Still, we know little about the functional role of the default mode network. It is often studied using so-called resting-state neuroimaging in which people are asked to sit still for five to ten minutes with their eyes closed and prevent falling asleep. Unfortunately, we have only since recently had validated tools available to quantify the content and quality of thoughts and feelings during rest and it is still not implemented as a standard procedure in resting-state neuroimaging to obtain such data. The Amsterdam Resting-State Questionnaire was specifically developed for this purpose and validated against the resting-state experiences of more than 1000 normal people. Research using this questionnaire has shown that there is a large and reliable individual variation in thoughts and feelings in normal people, but also that mental illnesses like depression and anxiety strongly impacts thoughts and feelings when we rest. Much work remains before we understand the neural correlates of such resting-state mind-wandering experiences.
Today there is an increasing interest in the Western world to use mindfulness or focused attention meditation training to gain focus and feel less stressed. During such training, people try to focus on just one point, for example the movement of one’s chest, or on the air going through one’s nostrils for ten to twenty minutes. However, this is boring and the untrained person will tend to engage in mind-wandering. At some point in time, the person will notice that he is mind-wandering and the attention should be brought back to the task focus. Learning to train one’s attention is not done in a few minutes, but if one does it every single day for several weeks or years, it is possible to learn it. Such interventions have been associated with improved mental health in depression, anxiety and post traumatic stress disorder and current efforts seek to understand the neuronal mechanisms underlying these effects, as well as the impact on the content, quality and frequency of mind-wandering episodes.
Neuroscience is currently experiencing an explosion in data and a rapid progress in the digital signal processing used to make sense of the data. Resting-state neuroimaging is just one example of this as we measure hundreds to thousands of time series, each one of them originating from a small piece of brain tissue and exhibiting extremely complex fluctuations. The challenge to the signal-processing engineer is to quantify these fluctuations and relate them to neuronal mechanisms, cognition and behavior.
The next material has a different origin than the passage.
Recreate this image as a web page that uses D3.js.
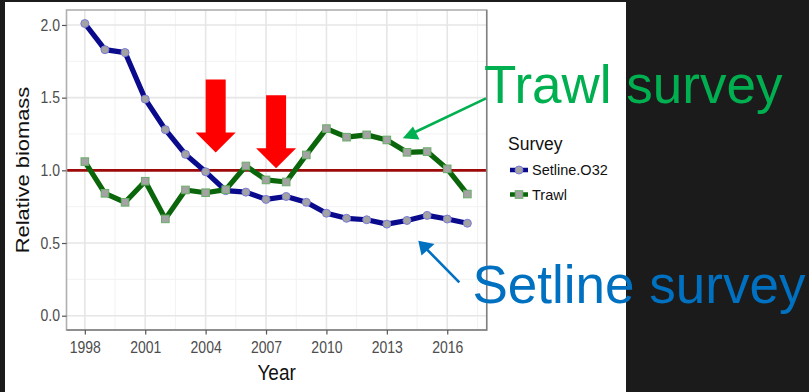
<!DOCTYPE html>
<html>
<head>
<meta charset="utf-8">
<script src="https://cdn.jsdelivr.net/npm/d3@7"></script>
<style>
  html, body { margin: 0; padding: 0; background: #1b1b1b; }
  svg { display: block; }
  text { font-family: "Liberation Sans", Arial, sans-serif; }
</style>
</head>
<body>
<svg id="chart" width="809" height="392"></svg>
<script>
// Survey years
const years = [1998, 1999, 2000, 2001, 2002, 2003, 2004, 2005, 2006, 2007,
               2008, 2009, 2010, 2011, 2012, 2013, 2014, 2015, 2016, 2017];
// Relative biomass, setline survey (O32)
const setline = [2.01, 1.83, 1.81, 1.49, 1.28, 1.11, 0.99, 0.86, 0.85, 0.80,
                 0.82, 0.78, 0.705, 0.67, 0.66, 0.63, 0.655, 0.69, 0.665, 0.636];
// Relative biomass, trawl survey
const trawl = [1.06, 0.842, 0.78, 0.925, 0.666, 0.865, 0.846, 0.867, 1.03, 0.934,
               0.92, 1.106, 1.287, 1.228, 1.244, 1.209, 1.124, 1.129, 1.01, 0.837];
const seriesNames = ["Setline.O32", "Trawl"];
const xTicks = [1998, 2001, 2004, 2007, 2010, 2013, 2016];
const yTicks = [0.0, 0.5, 1.0, 1.5, 2.0];
const referenceLevel = 1.0;
// Years where the arrows point
const arrowYears = [2004.5, 2007.5];

const svg = d3.select("#chart");
const W = 809, H = 392;

// white slide area behind the figure
svg.append("rect").attr("x", 5).attr("y", 2).attr("width", 621).attr("height", H - 2).attr("fill", "#ffffff");

const panel = { left: 66.5, right: 486.7, top: 10, bottom: 330 };
const x = d3.scaleLinear().domain([1997.09, 2017.96]).range([panel.left, panel.right]);
const y = d3.scaleLinear().domain([-0.0984, 2.103]).range([panel.bottom, panel.top]);

const g = svg.append("g");

// grid: minor then major
const xMinor = xTicks.slice(0, -1).map(d => d + 1.5).concat([2017.5]);
const yMinor = [0.25, 0.75, 1.25, 1.75];
g.selectAll("line.xminor").data(xMinor).join("line")
  .attr("x1", d => x(d)).attr("x2", d => x(d)).attr("y1", panel.top).attr("y2", panel.bottom)
  .attr("stroke", "#f2f2f2").attr("stroke-width", 1);
g.selectAll("line.yminor").data(yMinor).join("line")
  .attr("y1", d => y(d)).attr("y2", d => y(d)).attr("x1", panel.left).attr("x2", panel.right)
  .attr("stroke", "#f2f2f2").attr("stroke-width", 1);
g.selectAll("line.xmajor").data(xTicks).join("line")
  .attr("x1", d => x(d)).attr("x2", d => x(d)).attr("y1", panel.top).attr("y2", panel.bottom)
  .attr("stroke", "#e6e6e6").attr("stroke-width", 1.6);
g.selectAll("line.ymajor").data(yTicks).join("line")
  .attr("y1", d => y(d)).attr("y2", d => y(d)).attr("x1", panel.left).attr("x2", panel.right)
  .attr("stroke", "#e6e6e6").attr("stroke-width", 1.6);

// reference line at 1.0
g.append("line")
  .attr("x1", panel.left).attr("x2", panel.right)
  .attr("y1", y(referenceLevel)).attr("y2", y(referenceLevel))
  .attr("stroke", "#9e0a0a").attr("stroke-width", 2.6);

const series = [
  { name: seriesNames[0], values: setline, line: "#0a0a8c", fill: "#a3a3a3", edge: "#7a7ad8", shape: "circle" },
  { name: seriesNames[1], values: trawl, line: "#0b650b", fill: "#a3a3a3", edge: "#68ad68", shape: "square" }
];

const lineGen = d3.line().x((d, i) => x(years[i])).y(d => y(d));
series.forEach(s => {
  g.append("path").datum(s.values)
    .attr("d", lineGen)
    .attr("fill", "none").attr("stroke", s.line).attr("stroke-width", 5.2)
    .attr("stroke-linejoin", "round").attr("stroke-linecap", "round");
});
series.forEach(s => {
  const pts = g.append("g");
  if (s.shape === "circle") {
    pts.selectAll("circle").data(s.values).join("circle")
      .attr("cx", (d, i) => x(years[i])).attr("cy", d => y(d)).attr("r", 4)
      .attr("fill", s.fill).attr("stroke", s.edge).attr("stroke-width", 1);
  } else {
    pts.selectAll("rect").data(s.values).join("rect")
      .attr("x", (d, i) => x(years[i]) - 3.8).attr("y", d => y(d) - 3.8)
      .attr("width", 7.6).attr("height", 7.6)
      .attr("fill", s.fill).attr("stroke", s.edge).attr("stroke-width", 1);
  }
});

// panel border
g.append("rect")
  .attr("x", panel.left).attr("y", panel.top)
  .attr("width", panel.right - panel.left).attr("height", panel.bottom - panel.top)
  .attr("fill", "none").attr("stroke", "#b0b0b0").attr("stroke-width", 1.6);
g.append("path")
  .attr("d", `M${panel.left},${panel.bottom}H${panel.right}V${panel.top}`)
  .attr("fill", "none").attr("stroke", "#808080").attr("stroke-width", 1.4);

// axes
const stretch = 1.15;
const xAxis = g.append("g").attr("transform", `translate(0,${panel.bottom})`)
  .call(d3.axisBottom(x).tickValues(xTicks).tickFormat(d3.format("d")).tickSize(4.5).tickSizeOuter(0));
xAxis.select(".domain").remove();
xAxis.selectAll(".tick line").attr("stroke", "#555").attr("stroke-width", 1.2);
xAxis.selectAll(".tick text")
  .attr("y", 20.3).attr("dy", 0)
  .attr("transform", `scale(1,${stretch})`)
  .attr("fill", "#4d4d4d").attr("font-size", 14);

const yAxis = g.append("g").attr("transform", `translate(${panel.left},0)`)
  .call(d3.axisLeft(y).tickValues(yTicks).tickFormat(d3.format(".1f")).tickSize(4.5).tickPadding(2).tickSizeOuter(0));
yAxis.select(".domain").remove();
yAxis.selectAll(".tick line").attr("stroke", "#555").attr("stroke-width", 1.2);
yAxis.selectAll(".tick text")
  .attr("transform", `scale(1,${stretch})`)
  .attr("fill", "#4d4d4d").attr("font-size", 14);

// axis titles
svg.append("text")
  .attr("transform", `translate(${(panel.left + panel.right) / 2},380) scale(1,${stretch})`)
  .attr("text-anchor", "middle").attr("font-size", 19).attr("fill", "#111")
  .text("Year");
svg.append("text")
  .attr("transform", `translate(28.5,${(panel.top + panel.bottom) / 2}) scale(1,${stretch}) rotate(-90)`)
  .attr("text-anchor", "middle").attr("font-size", 19).attr("fill", "#111")
  .text("Relative biomass");

// legend
const legend = svg.append("g").attr("transform", "translate(508,0)");
legend.append("text").attr("x", 0).attr("y", 150).attr("font-size", 17.5).attr("fill", "#111").text("Survey");
series.forEach((s, i) => {
  const cy = 170 + i * 24.5;
  legend.append("line").attr("x1", 2).attr("x2", 20).attr("y1", cy).attr("y2", cy)
    .attr("stroke", s.line).attr("stroke-width", 4.5);
  if (s.shape === "circle") {
    legend.append("circle").attr("cx", 11).attr("cy", cy).attr("r", 4)
      .attr("fill", s.fill).attr("stroke", s.edge).attr("stroke-width", 1);
  } else {
    legend.append("rect").attr("x", 7.2).attr("y", cy - 3.8).attr("width", 7.6).attr("height", 7.6)
      .attr("fill", s.fill).attr("stroke", s.edge).attr("stroke-width", 1);
  }
  legend.append("text").attr("x", 24).attr("y", cy + 5.3).attr("font-size", 14.5).attr("fill", "#111").text(s.name);
});

// red arrows pointing at the two years
const arrowTip = [1.122, 1.014];
arrowYears.forEach((yr, i) => {
  const cx = x(yr), tipY = y(arrowTip[i]);
  const top = tipY - 73, headY = tipY - 20;
  svg.append("path")
    .attr("d", `M${cx - 10},${top}H${cx + 10}V${headY}H${cx + 20}L${cx},${tipY}L${cx - 20},${headY}H${cx - 10}Z`)
    .attr("fill", "#ff0000");
});

// callout arrows and labels
const trawlColor = "#00b050", setlineColor = "#0070c0";
svg.append("line").attr("x1", 486).attr("y1", 98.3).attr("x2", 410).attr("y2", 134.5)
  .attr("stroke", trawlColor).attr("stroke-width", 2.6);
svg.append("path").attr("d", "M402.7,138.3L413,126.5L419.5,139.5Z").attr("fill", trawlColor);
svg.append("line").attr("x1", 459.3).attr("y1", 282.3).attr("x2", 425).attr("y2", 247.5)
  .attr("stroke", setlineColor).attr("stroke-width", 2.6);
svg.append("path").attr("d", "M418.3,240.7L421.5,255.5L434.5,244Z").attr("fill", setlineColor);

svg.append("text").attr("x", 484).attr("y", 103.3).attr("font-size", 53).attr("fill", trawlColor).text("Trawl survey");
svg.append("text").attr("x", 472.5).attr("y", 303.3).attr("font-size", 53).attr("fill", setlineColor).text("Setline survey");
</script>
</body>
</html>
Every single year there are new records broken in what machines can do better than humans. Twenty five years ago it was beating a chess champion. But chess is a pretty structured game, and then it went on to beat the best Jeopardy players, and last year a computer beat the champion in Go. IBM Watson has come up with better cancer diagnosis than the best medical doctors in the world can do. With artificial intelligence rapidly improving the ability of computing systems to make sense of data, it is difficult to see why these developments will not outperform the human capacity to absorb a lot of information and make better decisions for how to understand the brain and make better suggestions for how to treat its disorders.